Именно такой случай и имел в виду тот же Толстой: «Если можете не писать, не пишите!» Даже по-свойски. Посему, например, когда «современный» пиит-имярек, «умеющий писать и без рифмы», срамит Ахмадулину за старомодность, предлагая взамен свои вирши, задыхающиеся от местечкового (или столичного) высокомерия или новомодного самоуничижительного цинизма, — ему следует напомнить, что, если он понатужится ещё пуще, то сумеет и не писать вообще. Высвободив время, необходимое для возвращения к пропущенной им вечной мудрости: во все времена прекрасное стремится не к циничному, а к возвышенному, каким бы старомодным последнее ни казалось. В то же самое время — точнее, в любые времена — банальное, как правило, наслаждается собственной неприметностью. Но сколь бы значительной она, неприметность, себе ни причудилась, сие не повод для слагания стихов.

Подлинно современных поэтов, т. е. поэтов, обслуживающих все времена, занимает скорее что, а не как, — при том тоже вечно-аксиоматическом условии, что одно от другого отделить трудно. По праву рядового представителя поэтического цеха — единственно демократического под луной, т. е. единственного, где свободная трибуна предоставлена каждому — я призываю выше-не-названного коллегу и иже с ним перестать кичиться комплексами, камуфлирующими слабосилие. Если же ему и им не дано ни следовать толстовскому наказу, ни писать о чём-нибудь значительнее, чем мелкие претензии к собственному быту, — то да уразумеют они хотя бы, что не к лицу обладателям «необщего выраженья» превращаться в одну и ту же — нет, не моську — муху, семенящую лапками по спинам «старомодных» гигантов. Которых она, муха, категорически отвергает… трепетанием крохотных крылышек. Не санитарней ли ей улетучиться в блаженстве… бездействия?

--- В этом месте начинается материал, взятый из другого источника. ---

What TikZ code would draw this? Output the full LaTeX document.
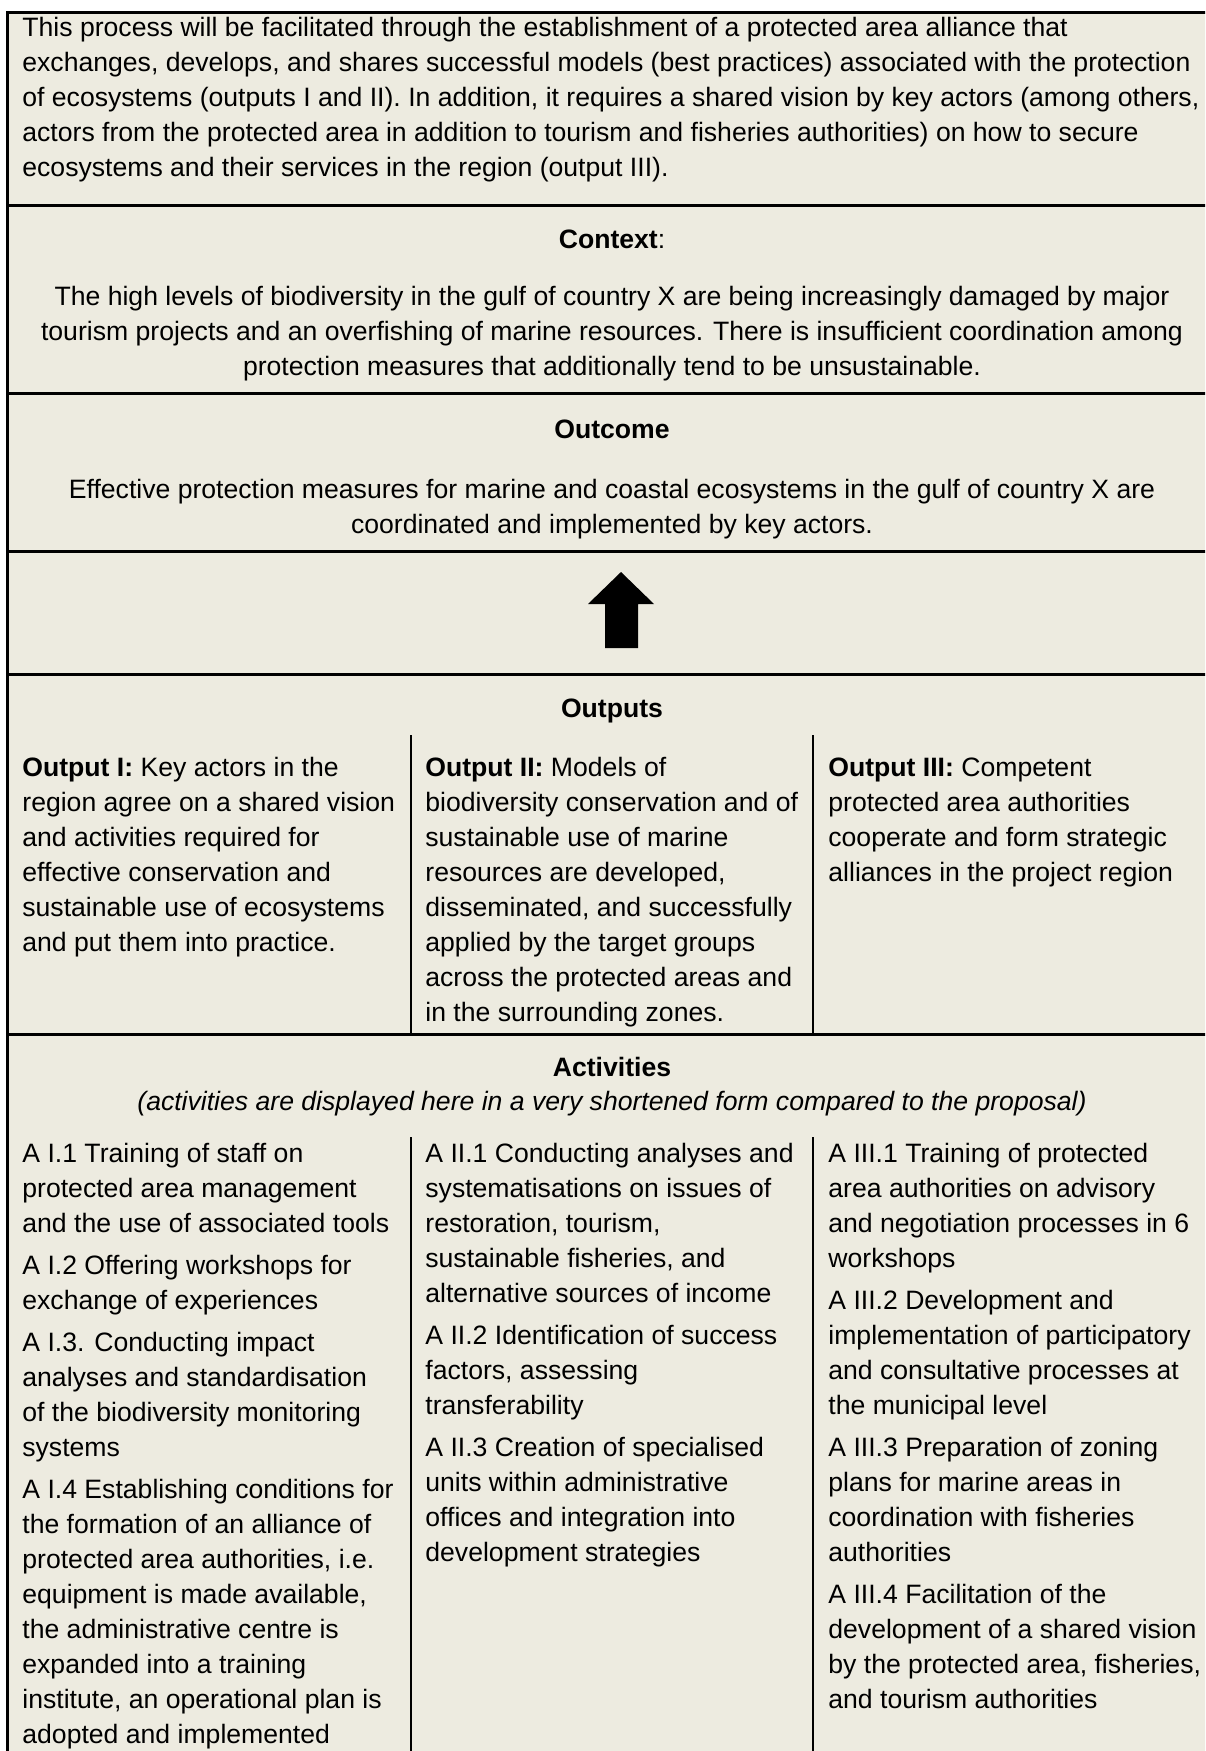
\documentclass[tikz,border=0pt]{standalone}
\usepackage{fontspec}
\setmainfont{Liberation Sans}
\definecolor{bg}{RGB}{237,235,224}
\newcommand\Lrows[1]{\vtop{\halign{##\hfil\cr#1\crcr}}}
\newcommand\Crows[1]{\vtop{\halign{\hfil##\hfil\cr#1\crcr}}}
\newcommand\gapline{\noalign{\vskip3.5pt}}
\begin{document}
\begin{tikzpicture}[x=0.5pt,y=-0.5pt,
  txt/.style={inner sep=0pt, font=\fontsize{13.3}{17.5}\selectfont},
  lt/.style={txt, anchor=base west},
  ct/.style={txt, anchor=base},
  hline/.style={line width=1.5pt},
  vline/.style={line width=1pt}]
\useasboundingbox (0,0) rectangle (1205,1751);
\clip (0,0) rectangle (1205,1751);
\fill[bg] (7,12) rectangle (1220,1770);
% frame
\draw[hline] (7,1770) -- (7,12) -- (1220,12);
\foreach \yy in {205,393,551,674,1034} \draw[hline] (7,\yy) -- (1220,\yy);
\draw[vline] (411,735) -- (411,1034);
\draw[vline] (813,735) -- (813,1034);
\draw[vline] (411,1137) -- (411,1770);
\draw[vline] (813,1137) -- (813,1770);
% top text
\node[lt] (intro) at (22,36) {\Lrows{This process will be facilitated through the establishment of a protected area alliance that\cr
exchanges, develops, and shares successful models (best practices) associated with the protection\cr
of ecosystems (outputs I and II). In addition, it requires a shared vision by key actors (among others,\cr
actors from the protected area in addition to tourism and fisheries authorities) on how to secure\cr
ecosystems and their services in the region (output III).}};
% context
\node[ct] (ctxh) at (612,248) {\textbf{Context}:};
\node[ct] (ctx) at (612,305) {\Crows{The high levels of biodiversity in the gulf of country X are being increasingly damaged by major\cr
tourism projects and an overfishing of marine resources. There is insufficient coordination among\cr
protection measures that additionally tend to be unsustainable.}};
% outcome
\node[ct] (outh) at (612,438) {\textbf{Outcome}};
\node[ct] (out) at (612,498) {\Crows{Effective protection measures for marine and coastal ecosystems in the gulf of country X are\cr
coordinated and implemented by key actors.}};
% arrow
\fill (621,572) -- (654,604) -- (638,604) -- (638,648) -- (605,648) -- (605,604) -- (588,604) -- cycle;
% outputs
\node[ct] (outsh) at (612,717) {\textbf{Outputs}};
\node[lt] (o1) at (22,776) {\Lrows{\textbf{Output I:} Key actors in the\cr
region agree on a shared vision\cr
and activities required for\cr
effective conservation and\cr
sustainable use of ecosystems\cr
and put them into practice.}};
\node[lt] (o2) at (425,776) {\Lrows{\textbf{Output II:} Models of\cr
biodiversity conservation and of\cr
sustainable use of marine\cr
resources are developed,\cr
disseminated, and successfully\cr
applied by the target groups\cr
across the protected areas and\cr
in the surrounding zones.}};
\node[lt] (o3) at (828,776) {\Lrows{\textbf{Output III:} Competent\cr
protected area authorities\cr
cooperate and form strategic\cr
alliances in the project region}};
% activities
\node[ct] (acth) at (612,1076) {\textbf{Activities}};
\node[ct] (actn) at (612,1110) {\textit{(activities are displayed here in a very shortened form compared to the proposal)}};
\node[lt] (a1) at (22,1162) {\Lrows{A I.1 Training of staff on\cr
protected area management\cr
and the use of associated tools\cr\gapline
A I.2 Offering workshops for\cr
exchange of experiences\cr\gapline
A I.3. Conducting impact\cr
analyses and standardisation\cr
of the biodiversity monitoring\cr
systems\cr\gapline
A I.4 Establishing conditions for\cr
the formation of an alliance of\cr
protected area authorities, i.e.\cr
equipment is made available,\cr
the administrative centre is\cr
expanded into a training\cr
institute, an operational plan is\cr
adopted and implemented}};
\node[lt] (a2) at (425,1162) {\Lrows{A II.1 Conducting analyses and\cr
systematisations on issues of\cr
restoration, tourism,\cr
sustainable fisheries, and\cr
alternative sources of income\cr\gapline
A II.2 Identification of success\cr
factors, assessing\cr
transferability\cr\gapline
A II.3 Creation of specialised\cr
units within administrative\cr
offices and integration into\cr
development strategies}};
\node[lt] (a3) at (828,1162) {\Lrows{A III.1 Training of protected\cr
area authorities on advisory\cr
and negotiation processes in 6\cr
workshops\cr\gapline
A III.2 Development and\cr
implementation of participatory\cr
and consultative processes at\cr
the municipal level\cr\gapline
A III.3 Preparation of zoning\cr
plans for marine areas in\cr
coordination with fisheries\cr
authorities\cr\gapline
A III.4 Facilitation of the\cr
development of a shared vision\cr
by the protected area, fisheries,\cr
and tourism authorities}};
\end{tikzpicture}
\end{document}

По моему убеждению, мухи и денди от поэзии сами сознают, что нового взгляда на мир они не ищут. А ищут, прежде всего, забвения той ужасающей их главной мысли, что её, мысли о главном, у них и нет, — есть в лучшем случае лишь информация о ней. И что посему, о какой бы из главных вещей ни шла речь, им в лучшем случае удастся лишь «по-свойски» проквакать изречённое гигантом. Так пошла есть также и поэзия, сведённая или сводимая только к лингвистическим функциям, рассчитанная на «шокирование» читателя, которого, впрочем, как лошадь из пословицы, можно затащить к воде, но нельзя заставить пить.